Is there a more complex figure in life and within our psyches then that of our mother? We come from her and yet we are pushed to distance ourselves from her to achieve our individuality. Sometimes it feels like a duty to love her; sometimes we look at what she's doing and our hearts swell with love. She wants our respect and often doesn't get it, perhaps because she can't control her need to help shape us up. If we're lucky, she shares the wisdom she's gleaned from living her life. Often we don't listen.
Moms carry the load of everyday, physical life, often without thanks or acknowledgment. Moms carry the load of psychological wounding - did she know how to handle our emotional life, especially if she didn't know how to handle her own? Really, do you know anyone here in the US (especially in the older generations) who doesn't have a negative mother complex? Mothers are the source of joy, of love, of pain, of embarrassment, of anger, of life and death. Mothers slay us and heal us. Mothers support us and destroy us. Mothers feed us and deny us nourishment. Mothers comfort us when we're upset or upset us when we just want calm.

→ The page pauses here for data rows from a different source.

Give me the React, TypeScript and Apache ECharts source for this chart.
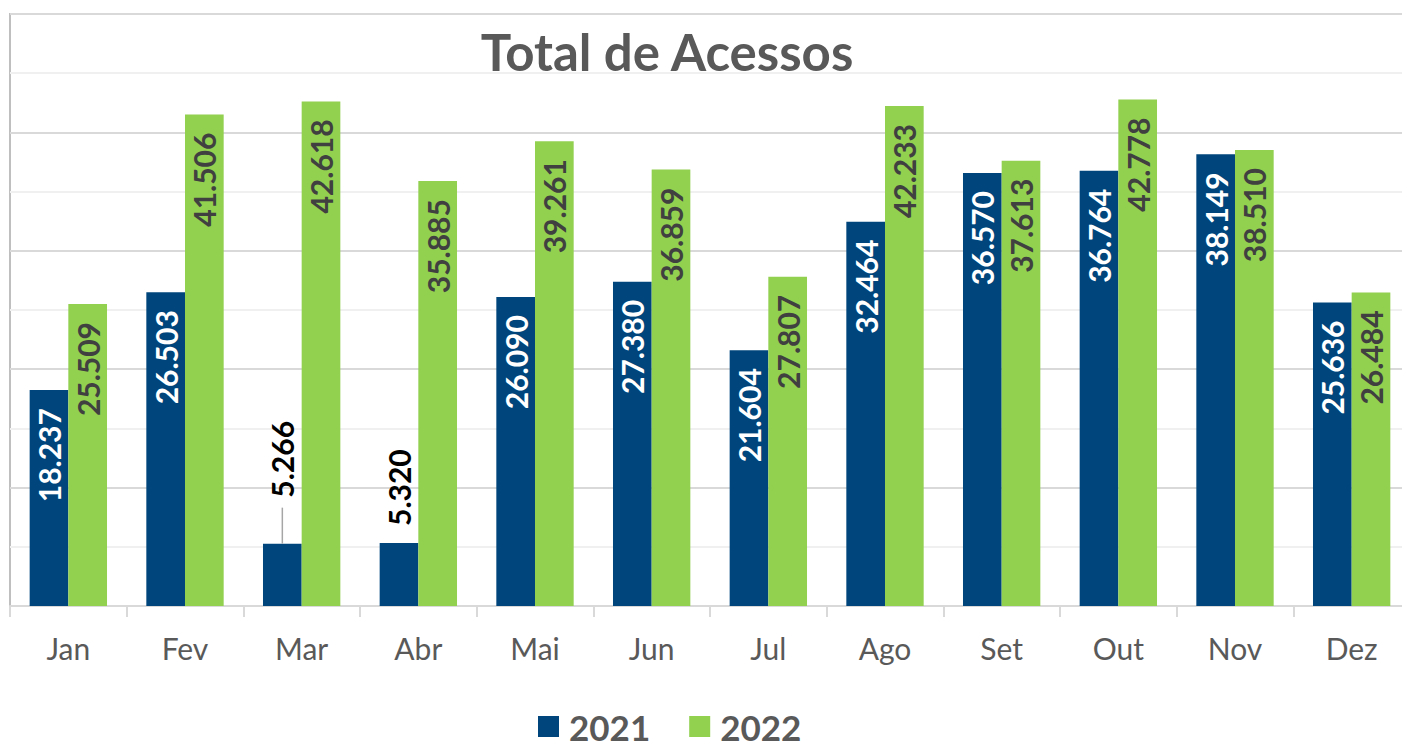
import React, { useEffect, useRef } from "react";
import * as echarts from "echarts";

const categories = ["Jan", "Fev", "Mar", "Abr", "Mai", "Jun", "Jul", "Ago", "Set", "Out", "Nov", "Dez"];
const values2021 = [18237, 26503, 5266, 5320, 26090, 27380, 21604, 32464, 36570, 36764, 38149, 25636];
const values2022 = [25509, 41506, 42618, 35885, 39261, 36859, 27807, 42233, 37613, 42778, 38510, 26484];
const seriesNames = ["2021", "2022"];
const outsideLabelIdx = [2, 3];
const leaderIdx = 2;

const fmt = (v: number) => String(v).replace(/\B(?=(\d{3})+(?!\d))/g, ".");

const BLUE = "#00467C";
const GREEN = "#92D050";
const FONT = "Lato";

export default function App() {
  const ref = useRef<HTMLDivElement>(null);
  useEffect(() => {
    if (!ref.current) return;
    const chart = echarts.init(ref.current, undefined, { renderer: "svg" });
    const insideLabel = (color: string) => ({
      show: true,
      position: "insideTop",
      rotate: 90,
      align: "right",
      verticalAlign: "middle",
      distance: 18,
      color,
      fontFamily: FONT,
      fontWeight: "bold",
      fontSize: 30,
      formatter: (p: any) => fmt(p.value),
    });
    const data2021 = values2021.map((v, i) =>
      outsideLabelIdx.includes(i)
        ? {
            value: v,
            label: {
              position: "top",
              align: "left",
              verticalAlign: "middle",
              distance: i === leaderIdx ? 46 : 17,
              color: "#000000",
            },
          }
        : v
    );
    chart.setOption({
      animation: false,
      backgroundColor: "#ffffff",
      title: {
        text: "Total de Acessos",
        left: 667,
        textAlign: "center",
        top: 26,
        padding: 0,
        textStyle: { fontFamily: FONT, fontWeight: "bold", fontSize: 51, color: "#595959" },
      },
      legend: {
        data: seriesNames,
        left: 538,
        top: 709,
        padding: 0,
        icon: "rect",
        itemWidth: 21,
        itemHeight: 21,
        itemGap: 39,
        textStyle: {
          fontFamily: FONT,
          fontWeight: "bold",
          fontSize: 35,
          lineHeight: 30,
          color: "#595959",
          padding: [0, 0, 0, 5],
        },
      },
      grid: {
        left: 10,
        right: 0,
        top: 14,
        bottom: 138,
        show: true,
        borderColor: "#bfbfbf",
        borderWidth: 2,
      },
      xAxis: {
        type: "category",
        data: categories,
        axisLine: { lineStyle: { color: "#d9d9d9", width: 2 } },
        axisTick: { show: true, length: 11, lineStyle: { color: "#d9d9d9", width: 2 } },
        axisLabel: { fontFamily: FONT, fontSize: 30, color: "#595959", margin: 27 },
      },
      yAxis: {
        type: "value",
        min: 0,
        max: 50000,
        interval: 10000,
        axisLabel: { show: false },
        axisLine: { show: false },
        axisTick: { show: false },
        splitLine: { lineStyle: { color: "#d9d9d9", width: 2 } },
        minorTick: { show: false, splitNumber: 2 },
        minorSplitLine: { show: true, lineStyle: { color: "#f0f0f0", width: 2 } },
      },
      series: [
        {
          name: seriesNames[0],
          type: "bar",
          data: data2021,
          itemStyle: { color: BLUE },
          barGap: "0%",
          barCategoryGap: "33.7%",
          label: insideLabel("#ffffff"),
        },
        {
          name: seriesNames[1],
          type: "bar",
          data: values2022,
          itemStyle: { color: GREEN },
          barGap: "0%",
          barCategoryGap: "33.7%",
          label: insideLabel("#404040"),
        },
      ],
    });
    try {
      const model: any = (chart as any).getModel();
      const s = model.getSeriesByIndex(0);
      const lay = s.getData().getItemLayout(leaderIdx);
      if (lay) {
        const cx = lay.x + lay.width / 2;
        const topY = lay.y + Math.min(lay.height, 0);
        chart.setOption({
          graphic: [
            {
              type: "line",
              shape: { x1: cx, y1: topY, x2: cx, y2: topY - 36 },
              style: { stroke: "#a6a6a6", lineWidth: 1.5 },
              z: 10,
            },
          ],
        });
      }
    } catch (e) {}
    return () => chart.dispose();
  }, []);
  return (
    <div style={{ position: "fixed", left: 0, top: 0, width: 1402, height: 744, overflow: "hidden", background: "#fff" }}>
      <div ref={ref} style={{ width: 1410, height: 744 }} />
    </div>
  );
}
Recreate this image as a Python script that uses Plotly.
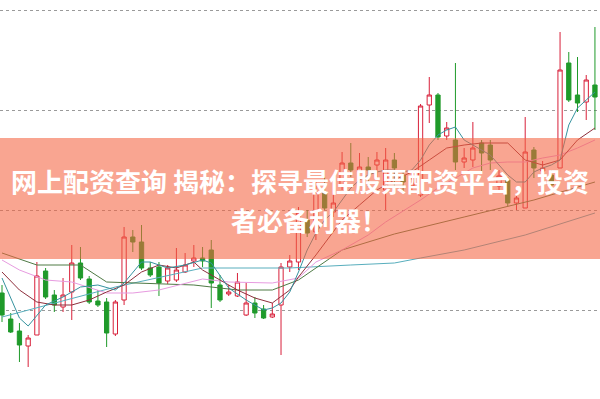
import plotly.graph_objects as go

# ---- data (price units) ----
idx = list(range(69))
opens = [9.17, 8.91, 8.79, 8.64, 8.75, 9.39, 9.15, 9.03, 9.18, 9.47,
         9.31, 9.09, 9.08, 8.76, 9.10, 9.73, 9.68, 9.42, 9.43, 9.29,
         9.30, 9.38, 9.49, 9.52, 9.60, 9.25, 9.16, 9.14, 8.95, 9.07,
         9.01, 8.93, 9.05, 9.43, 9.48, 9.90, 9.78, 10.18, 9.98, 10.25,
         10.47, 10.38, 10.43, 10.45, 10.20, 10.50, 10.35, 10.24, 10.15, 11.05,
         11.15, 10.74, 10.70, 10.48, 10.50, 10.67, 10.65, 10.24, 10.30, 10.07,
         10.02, 10.60, 10.39, 10.35, 10.42, 11.47, 11.15, 11.08, 11.25]
closes = [8.95, 8.78, 8.65, 8.72, 9.34, 9.13, 9.05, 9.15, 9.47, 9.32,
          9.08, 9.05, 8.77, 9.08, 9.73, 9.68, 9.42, 9.35, 9.27, 9.42,
          9.40, 9.45, 9.52, 9.49, 9.27, 9.10, 9.18, 9.28, 9.07, 8.97,
          8.92, 8.96, 9.43, 9.49, 9.97, 9.77, 10.18, 10.02, 10.07, 10.47,
          10.40, 10.43, 10.40, 10.50, 10.50, 10.42, 10.28, 10.32, 11.04, 11.15,
          10.73, 10.82, 10.48, 10.52, 10.62, 10.57, 10.50, 10.34, 10.07, 10.12,
          10.58, 10.42, 10.42, 10.25, 11.40, 11.10, 11.07, 11.30, 11.13]
highs = [9.25, 8.97, 8.87, 8.75, 9.48, 9.42, 9.20, 9.32, 9.65, 9.63,
         9.34, 9.20, 9.12, 9.10, 9.83, 9.80, 9.85, 9.48, 9.48, 9.45,
         9.62, 9.57, 9.65, 9.63, 9.70, 9.35, 9.25, 9.37, 9.27, 9.13,
         9.05, 9.07, 9.47, 9.55, 10.03, 10.00, 10.28, 10.33, 10.17, 10.58,
         10.67, 10.57, 10.53, 10.58, 10.62, 10.57, 10.40, 10.38, 11.06, 11.33,
         11.17, 10.88, 11.47, 10.62, 10.88, 10.70, 10.70, 10.40, 10.33, 10.17,
         10.93, 10.63, 10.49, 10.40, 11.78, 11.58, 11.53, 11.35, 11.83]
lows = [8.88, 8.77, 8.48, 8.43, 8.75, 9.11, 8.98, 8.98, 8.90, 9.30,
        9.06, 9.03, 8.63, 8.74, 9.05, 9.58, 9.40, 9.33, 9.14, 9.26,
        9.28, 9.37, 9.43, 9.43, 9.02, 9.08, 9.14, 9.13, 8.94, 8.92,
        8.91, 8.92, 8.55, 9.38, 9.40, 9.73, 9.70, 10.00, 9.93, 10.20,
        10.33, 10.33, 10.23, 10.30, 10.00, 10.17, 10.17, 10.20, 10.13, 10.87,
        10.70, 10.70, 10.40, 10.42, 10.43, 10.38, 10.40, 10.20, 10.04, 10.00,
        10.02, 10.32, 10.30, 10.20, 10.42, 11.08, 10.98, 10.90, 10.80]

# moving-average lines (candle index, price)
ma5_x = [0, 2, 3, 5, 7, 9, 11, 13, 14, 16, 17, 19, 21, 23, 24, 26, 28, 30, 31,
         32, 33, 34, 35, 36, 37, 38, 39, 40, 41, 42, 43, 44, 45, 46, 47, 48, 49,
         50, 51, 52, 53, 54, 55, 56, 57, 58, 59, 60, 61, 62, 63, 64, 65, 66, 67, 68]
ma5_y = [9.32, 8.92, 8.84, 9.05, 9.13, 9.23, 9.25, 9.20, 9.27, 9.48, 9.48, 9.42,
         9.45, 9.50, 9.47, 9.22, 9.10, 9.00, 9.02, 9.07, 9.18, 9.38, 9.60, 9.77,
         9.90, 9.98, 10.10, 10.22, 10.30, 10.35, 10.38, 10.40, 10.40, 10.38, 10.40,
         10.50, 10.65, 10.75, 10.80, 10.83, 10.70, 10.65, 10.60, 10.55, 10.45,
         10.35, 10.28, 10.28, 10.38, 10.42, 10.45, 10.50, 10.85, 11.02, 11.10, 11.18]
ma10_x = [0, 2, 4, 6, 8, 10, 12, 14, 16, 18, 20, 22, 23, 25, 27, 29, 31, 33, 34,
          36, 39, 41, 43, 45, 47, 49, 51, 53, 55, 57, 58, 60, 62, 64, 66, 68]
ma10_y = [9.38, 9.20, 9.08, 9.05, 9.05, 9.10, 9.18, 9.25, 9.38, 9.45, 9.42, 9.48,
          9.40, 9.30, 9.20, 9.12, 9.07, 9.20, 9.33, 9.55, 9.90, 10.05, 10.20, 10.30,
          10.38, 10.50, 10.62, 10.65, 10.67, 10.67, 10.67, 10.50, 10.45, 10.50,
          10.70, 10.82]
ma20_x = [0, 2, 5, 8, 12, 15, 18, 21, 23, 26, 31, 34, 36, 39, 42, 44, 48, 50, 52,
          54, 56, 58, 60, 62, 64, 66, 68]
ma20_y = [9.50, 9.40, 9.30, 9.28, 9.17, 9.17, 9.20, 9.27, 9.31, 9.28, 9.27, 9.32,
          9.48, 9.60, 9.75, 9.88, 10.10, 10.22, 10.32, 10.42, 10.47, 10.48, 10.48,
          10.52, 10.55, 10.62, 10.70]
ma30_x = [0, 4, 9, 12, 22, 27, 31, 34, 39, 45, 53, 61, 68]
ma30_y = [9.57, 9.45, 9.45, 9.28, 9.25, 9.20, 9.20, 9.30, 9.60, 9.76, 9.93, 10.10, 10.28]
ma60_x = [0, 13, 23, 33, 40, 45, 48, 53, 60, 68]
ma60_y = [8.93, 9.23, 9.42, 9.42, 9.45, 9.47, 9.52, 9.60, 9.75, 9.97]

title1 = "网上配资查询 揭秘：探寻最佳股票配资平台，投资"
title2 = "者必备利器！"

RED = "#d8203a"
GREEN = "#1f9a2a"

fig = go.Figure()
fig.add_trace(go.Candlestick(
    x=idx, open=opens, high=highs, low=lows, close=closes,
    increasing=dict(line=dict(color=RED, width=1), fillcolor="white"),
    decreasing=dict(line=dict(color=GREEN, width=1), fillcolor=GREEN),
    whiskerwidth=0, showlegend=False, hoverinfo="skip"))

for xs, ys, col in [(ma60_x, ma60_y, "#58aebd"), (ma30_x, ma30_y, "#4f7a45"),
                    (ma20_x, ma20_y, "#e79be0"), (ma10_x, ma10_y, "#8e2f3c"),
                    (ma5_x, ma5_y, "#36939f")]:
    fig.add_trace(go.Scatter(x=xs, y=ys, mode="lines",
                             line=dict(color=col, width=1),
                             showlegend=False, hoverinfo="skip"))

fig.add_shape(type="rect", xref="paper", yref="paper",
              x0=0, x1=1, y0=1 - 259 / 399, y1=1 - 138 / 399,
              fillcolor="rgba(245,100,65,0.58)", line=dict(width=0), layer="above")

fig.add_annotation(text="<b>" + title1 + "</b>", xref="paper", yref="paper",
                   x=0.5, y=1 - 180 / 399, showarrow=False, xanchor="center", yanchor="middle",
                   font=dict(family="Noto Sans CJK SC", size=26, color="white"))
fig.add_annotation(text="<b>" + title2 + "</b>", xref="paper", yref="paper",
                   x=0.5 + 9 / 600, y=1 - 219 / 399, showarrow=False, xanchor="center", yanchor="middle",
                   font=dict(family="Noto Sans CJK SC", size=26, color="white"))

fig.update_layout(
    width=600, height=399, margin=dict(l=0, r=0, t=0, b=0),
    paper_bgcolor="white", plot_bgcolor="white",
    xaxis=dict(range=[-0.23, 68.58], showgrid=False, zeroline=False,
               showticklabels=False, ticks="", rangeslider=dict(visible=False)),
    yaxis=dict(range=[8.11, 12.1], tick0=9, dtick=1, showgrid=True,
               gridcolor="#9a9a9a", griddash="dot", gridwidth=1,
               zeroline=False, showticklabels=False, ticks=""),
)

fig.write_html("out.html")
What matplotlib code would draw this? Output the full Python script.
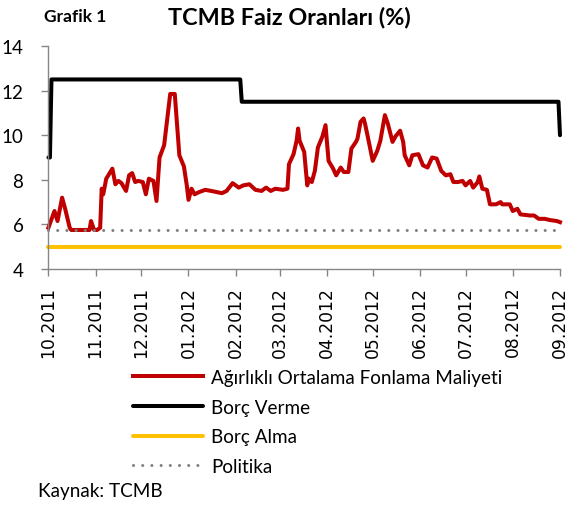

Patriarchy celebrates mothers as pure and beloved but gives us little real respect. Just as our masculine, left brain rational culture makes use of the feminine, right brain imagination but doesn't respect it for its true purpose - to connect us to our souls - it also doesn't acknowledge and value our mother-wisdom in its decision-making. Without respect for our power to create life, patriarchy forces women to become mothers, whether they want to or not. Are women mothers or breeders? From what's happening in the US at the moment, breeding seems to be taking precedence over real motherhood, since a growing body (soulless yet) gets more protection than a living mother.
How can a woman be the image of God, seeing she
is subject to man and has no authority,
neither to teach, nor to bear witness, nor to judge,
much less to rule or bear empire!
St. Augustine (354-430)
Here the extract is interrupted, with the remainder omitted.